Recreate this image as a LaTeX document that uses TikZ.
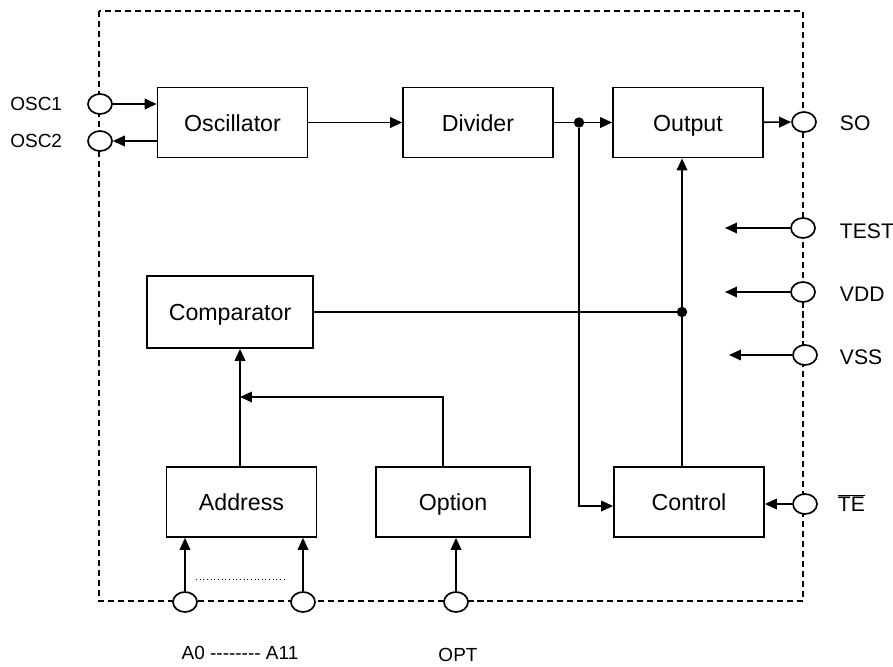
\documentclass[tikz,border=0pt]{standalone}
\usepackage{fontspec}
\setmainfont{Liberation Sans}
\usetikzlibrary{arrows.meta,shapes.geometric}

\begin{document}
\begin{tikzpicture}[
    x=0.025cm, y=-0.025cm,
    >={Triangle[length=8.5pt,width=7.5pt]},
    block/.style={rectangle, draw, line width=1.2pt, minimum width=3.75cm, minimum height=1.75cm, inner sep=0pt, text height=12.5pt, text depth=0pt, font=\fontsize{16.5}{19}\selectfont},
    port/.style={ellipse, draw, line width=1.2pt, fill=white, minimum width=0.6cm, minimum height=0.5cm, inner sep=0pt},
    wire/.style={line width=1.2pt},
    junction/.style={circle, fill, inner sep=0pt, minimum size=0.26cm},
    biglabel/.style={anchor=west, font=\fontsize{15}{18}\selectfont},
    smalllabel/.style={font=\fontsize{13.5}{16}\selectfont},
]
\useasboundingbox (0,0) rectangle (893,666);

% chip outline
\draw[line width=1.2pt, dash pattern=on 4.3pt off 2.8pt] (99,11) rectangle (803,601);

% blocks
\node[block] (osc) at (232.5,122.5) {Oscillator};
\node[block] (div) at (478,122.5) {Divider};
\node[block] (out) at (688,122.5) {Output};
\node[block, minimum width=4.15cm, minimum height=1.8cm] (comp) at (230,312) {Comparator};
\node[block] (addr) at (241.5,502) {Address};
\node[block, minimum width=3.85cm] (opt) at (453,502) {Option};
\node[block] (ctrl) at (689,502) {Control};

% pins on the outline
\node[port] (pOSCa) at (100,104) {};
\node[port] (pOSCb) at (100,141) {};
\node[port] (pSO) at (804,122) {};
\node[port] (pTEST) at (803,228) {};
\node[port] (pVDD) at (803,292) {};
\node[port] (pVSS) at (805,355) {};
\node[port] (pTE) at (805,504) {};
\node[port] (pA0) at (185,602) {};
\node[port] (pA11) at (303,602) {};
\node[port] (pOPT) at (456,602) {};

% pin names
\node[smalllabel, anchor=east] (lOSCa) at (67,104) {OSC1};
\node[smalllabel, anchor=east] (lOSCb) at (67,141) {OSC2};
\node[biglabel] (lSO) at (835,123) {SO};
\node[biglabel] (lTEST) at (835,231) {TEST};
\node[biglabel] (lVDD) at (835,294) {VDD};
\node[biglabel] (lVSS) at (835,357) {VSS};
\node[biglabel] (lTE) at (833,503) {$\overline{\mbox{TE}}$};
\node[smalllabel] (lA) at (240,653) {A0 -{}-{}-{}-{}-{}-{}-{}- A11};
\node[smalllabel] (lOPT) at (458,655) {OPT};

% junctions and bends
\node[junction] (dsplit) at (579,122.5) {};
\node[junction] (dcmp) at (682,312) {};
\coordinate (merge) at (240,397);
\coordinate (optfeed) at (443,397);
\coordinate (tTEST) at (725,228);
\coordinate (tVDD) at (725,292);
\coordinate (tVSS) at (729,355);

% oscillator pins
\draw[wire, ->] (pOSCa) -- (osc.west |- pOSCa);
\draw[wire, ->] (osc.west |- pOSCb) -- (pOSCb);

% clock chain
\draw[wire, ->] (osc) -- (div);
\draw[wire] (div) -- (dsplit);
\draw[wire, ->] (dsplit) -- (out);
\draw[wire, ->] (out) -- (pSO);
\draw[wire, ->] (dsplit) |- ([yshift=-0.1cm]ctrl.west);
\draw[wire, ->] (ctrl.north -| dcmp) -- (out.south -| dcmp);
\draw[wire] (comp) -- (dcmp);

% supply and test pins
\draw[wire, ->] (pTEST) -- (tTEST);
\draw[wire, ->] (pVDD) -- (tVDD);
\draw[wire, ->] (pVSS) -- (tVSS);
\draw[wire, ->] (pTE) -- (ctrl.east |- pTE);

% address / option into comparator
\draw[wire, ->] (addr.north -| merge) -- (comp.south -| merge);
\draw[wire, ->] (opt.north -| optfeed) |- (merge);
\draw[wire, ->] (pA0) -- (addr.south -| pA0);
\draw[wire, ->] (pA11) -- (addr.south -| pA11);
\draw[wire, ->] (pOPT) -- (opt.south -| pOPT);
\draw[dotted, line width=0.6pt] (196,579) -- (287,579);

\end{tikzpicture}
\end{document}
-.-.-
EXERCISE DIRECTIONS: Extract every line of the data exactly; pictures stay out.

TASK RESULT:
Recreate this image as a LaTeX document that uses TikZ.
\documentclass[tikz,border=0pt]{standalone}
\usepackage{fontspec}
\setmainfont{Liberation Sans}
\usetikzlibrary{arrows.meta,shapes.geometric}

\begin{document}
\begin{tikzpicture}[
    x=0.025cm, y=-0.025cm,
    >={Triangle[length=8.5pt,width=7.5pt]},
    block/.style={rectangle, draw, line width=1.2pt, minimum width=3.75cm, minimum height=1.75cm, inner sep=0pt, text height=12.5pt, text depth=0pt, font=\fontsize{16.5}{19}\selectfont},
    port/.style={ellipse, draw, line width=1.2pt, fill=white, minimum width=0.6cm, minimum height=0.5cm, inner sep=0pt},
    wire/.style={line width=1.2pt},
    junction/.style={circle, fill, inner sep=0pt, minimum size=0.26cm},
    biglabel/.style={anchor=west, font=\fontsize{15}{18}\selectfont},
    smalllabel/.style={font=\fontsize{13.5}{16}\selectfont},
]
\useasboundingbox (0,0) rectangle (893,666);

% chip outline
\draw[line width=1.2pt, dash pattern=on 4.3pt off 2.8pt] (99,11) rectangle (803,601);

% blocks
\node[block] (osc) at (232.5,122.5) {Oscillator};
\node[block] (div) at (478,122.5) {Divider};
\node[block] (out) at (688,122.5) {Output};
\node[block, minimum width=4.15cm, minimum height=1.8cm] (comp) at (230,312) {Comparator};
\node[block] (addr) at (241.5,502) {Address};
\node[block, minimum width=3.85cm] (opt) at (453,502) {Option};
\node[block] (ctrl) at (689,502) {Control};

% pins on the outline
\node[port] (pOSCa) at (100,104) {};
\node[port] (pOSCb) at (100,141) {};
\node[port] (pSO) at (804,122) {};
\node[port] (pTEST) at (803,228) {};
\node[port] (pVDD) at (803,292) {};
\node[port] (pVSS) at (805,355) {};
\node[port] (pTE) at (805,504) {};
\node[port] (pA0) at (185,602) {};
\node[port] (pA11) at (303,602) {};
\node[port] (pOPT) at (456,602) {};

% pin names
\node[smalllabel, anchor=east] (lOSCa) at (67,104) {OSC1};
\node[smalllabel, anchor=east] (lOSCb) at (67,141) {OSC2};
\node[biglabel] (lSO) at (835,123) {SO};
\node[biglabel] (lTEST) at (835,231) {TEST};
\node[biglabel] (lVDD) at (835,294) {VDD};
\node[biglabel] (lVSS) at (835,357) {VSS};
\node[biglabel] (lTE) at (833,503) {$\overline{\mbox{TE}}$};
\node[smalllabel] (lA) at (240,653) {A0 -{}-{}-{}-{}-{}-{}-{}- A11};
\node[smalllabel] (lOPT) at (458,655) {OPT};

% junctions and bends
\node[junction] (dsplit) at (579,122.5) {};
\node[junction] (dcmp) at (682,312) {};
\coordinate (merge) at (240,397);
\coordinate (optfeed) at (443,397);
\coordinate (tTEST) at (725,228);
\coordinate (tVDD) at (725,292);
\coordinate (tVSS) at (729,355);

% oscillator pins
\draw[wire, ->] (pOSCa) -- (osc.west |- pOSCa);
\draw[wire, ->] (osc.west |- pOSCb) -- (pOSCb);

% clock chain
\draw[wire, ->] (osc) -- (div);
\draw[wire] (div) -- (dsplit);
\draw[wire, ->] (dsplit) -- (out);
\draw[wire, ->] (out) -- (pSO);
\draw[wire, ->] (dsplit) |- ([yshift=-0.1cm]ctrl.west);
\draw[wire, ->] (ctrl.north -| dcmp) -- (out.south -| dcmp);
\draw[wire] (comp) -- (dcmp);

% supply and test pins
\draw[wire, ->] (pTEST) -- (tTEST);
\draw[wire, ->] (pVDD) -- (tVDD);
\draw[wire, ->] (pVSS) -- (tVSS);
\draw[wire, ->] (pTE) -- (ctrl.east |- pTE);

% address / option into comparator
\draw[wire, ->] (addr.north -| merge) -- (comp.south -| merge);
\draw[wire, ->] (opt.north -| optfeed) |- (merge);
\draw[wire, ->] (pA0) -- (addr.south -| pA0);
\draw[wire, ->] (pA11) -- (addr.south -| pA11);
\draw[wire, ->] (pOPT) -- (opt.south -| pOPT);
\draw[dotted, line width=0.6pt] (196,579) -- (287,579);

\end{tikzpicture}
\end{document}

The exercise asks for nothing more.